▶ **TASK GOAL**
Everything from the first line of the data through the line with "import * as" is to be echoed exactly, minus the pictures.

----

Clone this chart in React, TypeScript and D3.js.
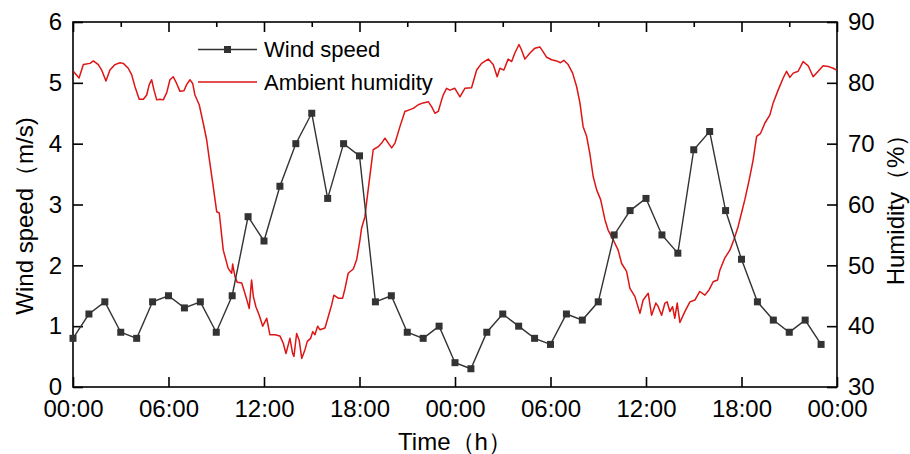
import React, { useRef, useEffect } from "react";
import * as d3 from "d3";

// hourly wind speed readings (m/s)
const windHours = [
  0, 1, 2, 3, 4, 5, 6, 7, 8, 9, 10, 11, 12, 13, 14, 15, 16, 17, 18, 19, 20, 21, 22, 23,
  24, 25, 26, 27, 28, 29, 30, 31, 32, 33, 34, 35, 36, 37, 38, 39, 40, 41, 42, 43, 44, 45, 46, 47,
];
const windSpeed = [
  0.8, 1.2, 1.4, 0.9, 0.8, 1.4, 1.5, 1.3, 1.4, 0.9, 1.5, 2.8, 2.4, 3.3, 4.0, 4.5, 3.1, 4.0, 3.8, 1.4, 1.5, 0.9, 0.8, 1.0,
  0.4, 0.3, 0.9, 1.2, 1.0, 0.8, 0.7, 1.2, 1.1, 1.4, 2.5, 2.9, 3.1, 2.5, 2.2, 3.9, 4.2, 2.9, 2.1, 1.4, 1.1, 0.9, 1.1, 0.7,
];

// ambient humidity trace (hours since start, %)
const humidityHours = [
  0.02, 0.38, 0.65, 1.07, 1.28, 1.59, 1.8, 2.07, 2.32, 2.64, 2.95, 3.16, 3.47, 3.69, 3.89, 4.16, 4.42, 4.63, 4.79, 4.94,
  5.09, 5.26, 5.46, 5.67, 5.89, 6.09, 6.3, 6.51, 6.72, 6.97, 7.14, 7.35, 7.52, 7.66, 7.93, 8.18, 8.4, 8.54, 8.78, 9.03,
  9.19, 9.44, 9.75, 9.97, 10.03, 10.18, 10.32, 10.6, 10.8, 11.01, 11.07, 11.22, 11.33, 11.49, 11.7, 11.92, 12.17, 12.37,
  12.69, 13.0, 13.21, 13.38, 13.63, 13.8, 13.88, 14.05, 14.21, 14.37, 14.57, 14.72, 14.93, 15.06, 15.2, 15.37, 15.52,
  15.83, 16.04, 16.25, 16.39, 16.66, 16.94, 17.09, 17.29, 17.61, 17.82, 18.03, 18.13, 18.34, 18.49, 18.7, 18.86, 19.18,
  19.39, 19.6, 19.81, 20.02, 20.23, 20.54, 20.85, 21.17, 21.38, 21.69, 22.0, 22.32, 22.53, 22.74, 22.95, 23.16, 23.26,
  23.47, 23.68, 23.99, 24.31, 24.62, 25.04, 25.36, 25.67, 26.09, 26.4, 26.65, 26.82, 27.07, 27.34, 27.56, 27.76, 28.02,
  28.18, 28.39, 28.71, 29.02, 29.33, 29.54, 29.76, 30.07, 30.38, 30.63, 30.84, 31.11, 31.39, 31.64, 31.85, 32.05, 32.27,
  32.47, 32.68, 32.9, 33.15, 33.42, 33.62, 33.94, 34.25, 34.47, 34.78, 34.99, 35.3, 35.62, 35.82, 36.14, 36.35, 36.62,
  36.77, 36.98, 37.19, 37.33, 37.5, 37.67, 37.81, 37.96, 38.13, 38.44, 38.76, 39.07, 39.38, 39.7, 39.97, 40.22, 40.5,
  40.64, 40.95, 41.27, 41.52, 41.79, 42.0, 42.21, 42.48, 42.73, 42.95, 43.2, 43.47, 43.78, 43.99, 44.3, 44.62, 44.83,
  45.04, 45.25, 45.56, 45.87, 46.19, 46.5, 46.82, 47.13, 47.44, 47.76, 47.97,
];
const humidity = [
  81.9, 80.8, 83.0, 83.2, 83.6, 83.0, 82.1, 80.3, 82.1, 83.0, 83.3, 83.2, 82.4, 81.3, 79.4, 77.3, 77.3, 78.0, 79.7, 80.5,
  78.8, 77.2, 77.3, 77.2, 78.4, 80.5, 81.0, 79.9, 78.6, 78.7, 79.7, 80.5, 79.9, 78.0, 76.4, 73.4, 70.6, 67.9, 63.5, 58.8,
  58.6, 52.5, 49.5, 48.7, 50.2, 48.1, 47.2, 47.1, 45.4, 43.5, 42.9, 47.6, 44.9, 43.2, 41.8, 40.0, 41.3, 38.6,
  38.6, 38.4, 37.2, 35.5, 38.0, 35.5, 35.0, 38.8, 37.7, 34.7, 36.1, 37.5, 38.0, 39.1, 38.6, 40.0, 39.4,
  39.7, 41.6, 43.5, 45.1, 44.6, 44.6, 46.2, 48.7, 49.4, 50.9, 54.2, 56.1, 58.0, 61.3, 65.7, 69.0, 69.5,
  70.1, 70.9, 70.1, 69.3, 70.1, 72.8, 75.3, 75.6, 75.8, 76.4, 76.7, 76.9, 76.1, 75.0, 75.3, 77.2, 78.0,
  79.1, 78.8, 79.1, 77.7, 79.1, 79.2, 82.1, 83.2, 83.9, 83.0, 81.0, 82.4, 82.1, 83.9, 83.5, 84.9, 86.3,
  85.4, 83.9, 84.9, 85.7, 85.9, 85.1, 84.2, 83.8, 83.6, 83.3, 83.7, 83.0, 81.6, 79.4, 76.7, 72.8, 71.2,
  68.4, 64.6, 62.4, 60.8, 57.5, 55.8, 54.2, 52.5, 50.3, 49.0, 46.2, 44.9, 42.1, 44.3, 45.4, 41.8, 43.8,
  43.2, 41.8, 43.8, 44.0, 42.4, 43.2, 41.3, 43.8, 40.6, 42.4, 44.0, 44.3, 45.7, 45.1, 46.0, 47.3, 47.6,
  49.2, 51.2, 52.5, 54.2, 56.4, 58.6, 60.8, 64.0, 67.3, 71.2, 71.7, 73.4, 74.7, 76.7, 78.8, 80.8, 81.9,
  80.9, 81.6, 81.9, 83.5, 82.8, 81.0, 81.9, 82.8, 82.7, 82.4, 82.1,
];

const timeTicks = [0, 6, 12, 18, 24, 30, 36, 42, 48];
const timeTickLabels = ["00:00", "06:00", "12:00", "18:00", "00:00", "06:00", "12:00", "18:00", "00:00"];
const timeMinorTicks = [3, 9, 15, 21, 27, 33, 39, 45];
const windTicks = [0, 1, 2, 3, 4, 5, 6];
const humidityTicks = [30, 40, 50, 60, 70, 80, 90];

const FONT = "'Liberation Sans', Arial, Helvetica, sans-serif";

export default function App() {
  const ref = useRef<SVGSVGElement | null>(null);

  useEffect(() => {
    document.body.style.margin = "0";
    const width = 910;
    const height = 454;
    const margin = { top: 22, right: 73, bottom: 67, left: 73 };
    const w = width - margin.left - margin.right;
    const h = height - margin.top - margin.bottom;

    d3.select(ref.current).selectAll("*").remove();
    const root = d3.select(ref.current).attr("width", width).attr("height", height);
    const svg = root.append("g").attr("transform", `translate(${margin.left},${margin.top})`);

    const x = d3.scaleLinear().domain([0, 48]).range([0, w]);
    const yWind = d3.scaleLinear().domain([0, 6]).range([h, 0]);
    const yHum = d3.scaleLinear().domain([30, 90]).range([h, 0]);

    const axisColor = "#000";
    const styleAxis = (g: any) => {
      g.select(".domain").remove();
      g.selectAll("line").attr("stroke", axisColor).attr("stroke-width", 1.6);
      g.selectAll("text")
        .attr("fill", "#000")
        .style("font-family", FONT)
        .style("font-size", "24px");
    };

    // bottom axis
    svg
      .append("g")
      .attr("transform", `translate(0,${h})`)
      .call(
        d3
          .axisBottom(x)
          .tickValues(timeTicks)
          .tickFormat((d, i) => timeTickLabels[i])
          .tickSizeInner(-10)
          .tickSizeOuter(0)
          .tickPadding(13) as any,
      )
      .call(styleAxis);

    // top axis: major + minor ticks, no labels
    svg
      .append("g")
      .call(d3.axisTop(x).tickValues(timeTicks).tickFormat(() => "").tickSizeInner(-10).tickSizeOuter(0) as any)
      .call(styleAxis);
    svg
      .append("g")
      .call(d3.axisTop(x).tickValues(timeMinorTicks).tickFormat(() => "").tickSizeInner(-5).tickSizeOuter(0) as any)
      .call(styleAxis);

    // left axis
    svg
      .append("g")
      .call(
        d3
          .axisLeft(yWind)
          .tickValues(windTicks)
          .tickFormat(d3.format("d"))
          .tickSizeInner(-10)
          .tickSizeOuter(0)
          .tickPadding(11) as any,
      )
      .call(styleAxis);

    // right axis
    svg
      .append("g")
      .attr("transform", `translate(${w},0)`)
      .call(
        d3
          .axisRight(yHum)
          .tickValues(humidityTicks)
          .tickFormat(d3.format("d"))
          .tickSizeInner(-10)
          .tickSizeOuter(0)
          .tickPadding(11) as any,
      )
      .call(styleAxis);

    // frame
    svg
      .append("rect")
      .attr("x", 0)
      .attr("y", 0)
      .attr("width", w)
      .attr("height", h)
      .attr("fill", "none")
      .attr("stroke", axisColor)
      .attr("stroke-width", 1.6);

    // humidity line
    const humData = humidityHours.map((t, i) => ({ t, v: humidity[i] })).filter((d) => d.v !== undefined);
    const humLine = d3
      .line<{ t: number; v: number }>()
      .x((d) => x(d.t))
      .y((d) => yHum(d.v));
    svg
      .append("path")
      .datum(humData)
      .attr("fill", "none")
      .attr("stroke", "#dd1515")
      .attr("stroke-width", 1.5)
      .attr("stroke-linejoin", "round")
      .attr("d", humLine);

    // wind line + markers
    const windData = windHours.map((t, i) => ({ t, v: windSpeed[i] }));
    const windLine = d3
      .line<{ t: number; v: number }>()
      .x((d) => x(d.t))
      .y((d) => yWind(d.v));
    svg
      .append("path")
      .datum(windData)
      .attr("fill", "none")
      .attr("stroke", "#333")
      .attr("stroke-width", 1.4)
      .attr("d", windLine);
    const sq = 7;
    svg
      .append("g")
      .selectAll("rect")
      .data(windData)
      .enter()
      .append("rect")
      .attr("x", (d) => x(d.t) - sq / 2)
      .attr("y", (d) => yWind(d.v) - sq / 2)
      .attr("width", sq)
      .attr("height", sq)
      .attr("fill", "#333");

    // legend
    const legend = root.append("g").attr("transform", "translate(198,49.5)");
    legend.append("line").attr("x1", 0).attr("x2", 59).attr("y1", 0).attr("y2", 0).attr("stroke", "#333").attr("stroke-width", 1.4);
    legend.append("rect").attr("x", 29.5 - sq / 2).attr("y", -sq / 2).attr("width", sq).attr("height", sq).attr("fill", "#333");
    legend
      .append("text")
      .attr("x", 66)
      .attr("y", 0)
      .attr("dy", "0.35em")
      .style("font-family", FONT)
      .style("font-size", "22px")
      .text("Wind speed");
    legend.append("line").attr("x1", 0).attr("x2", 59).attr("y1", 32.5).attr("y2", 32.5).attr("stroke", "#dd1515").attr("stroke-width", 1.5);
    legend
      .append("text")
      .attr("x", 66)
      .attr("y", 32.5)
      .attr("dy", "0.35em")
      .style("font-family", FONT)
      .style("font-size", "22px")
      .text("Ambient humidity");

    // axis titles
    root
      .append("text")
      .attr("transform", "translate(33,216) rotate(-90)")
      .attr("text-anchor", "middle")
      .style("font-family", FONT)
      .style("font-size", "24px")
      .text("Wind speed（m/s)");
    root
      .append("text")
      .attr("x", margin.left + w / 2)
      .attr("y", 450)
      .attr("text-anchor", "middle")
      .style("font-family", FONT)
      .style("font-size", "24px")
      .text("Time（h）");
    root
      .append("text")
      .attr("transform", "translate(904,204) rotate(-90)")
      .attr("text-anchor", "middle")
      .style("font-family", FONT)
      .style("font-size", "24px")
      .text("Humidity（%）");
  }, []);

  return (
    <div style={{ width: 910, height: 454, background: "#fff" }}>
      <svg ref={ref} style={{ display: "block" }} />
    </div>
  );
}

----

▶ **RESPONSE**
Clone this chart in React, TypeScript and D3.js.
import React, { useRef, useEffect } from "react";
import * as d3 from "d3";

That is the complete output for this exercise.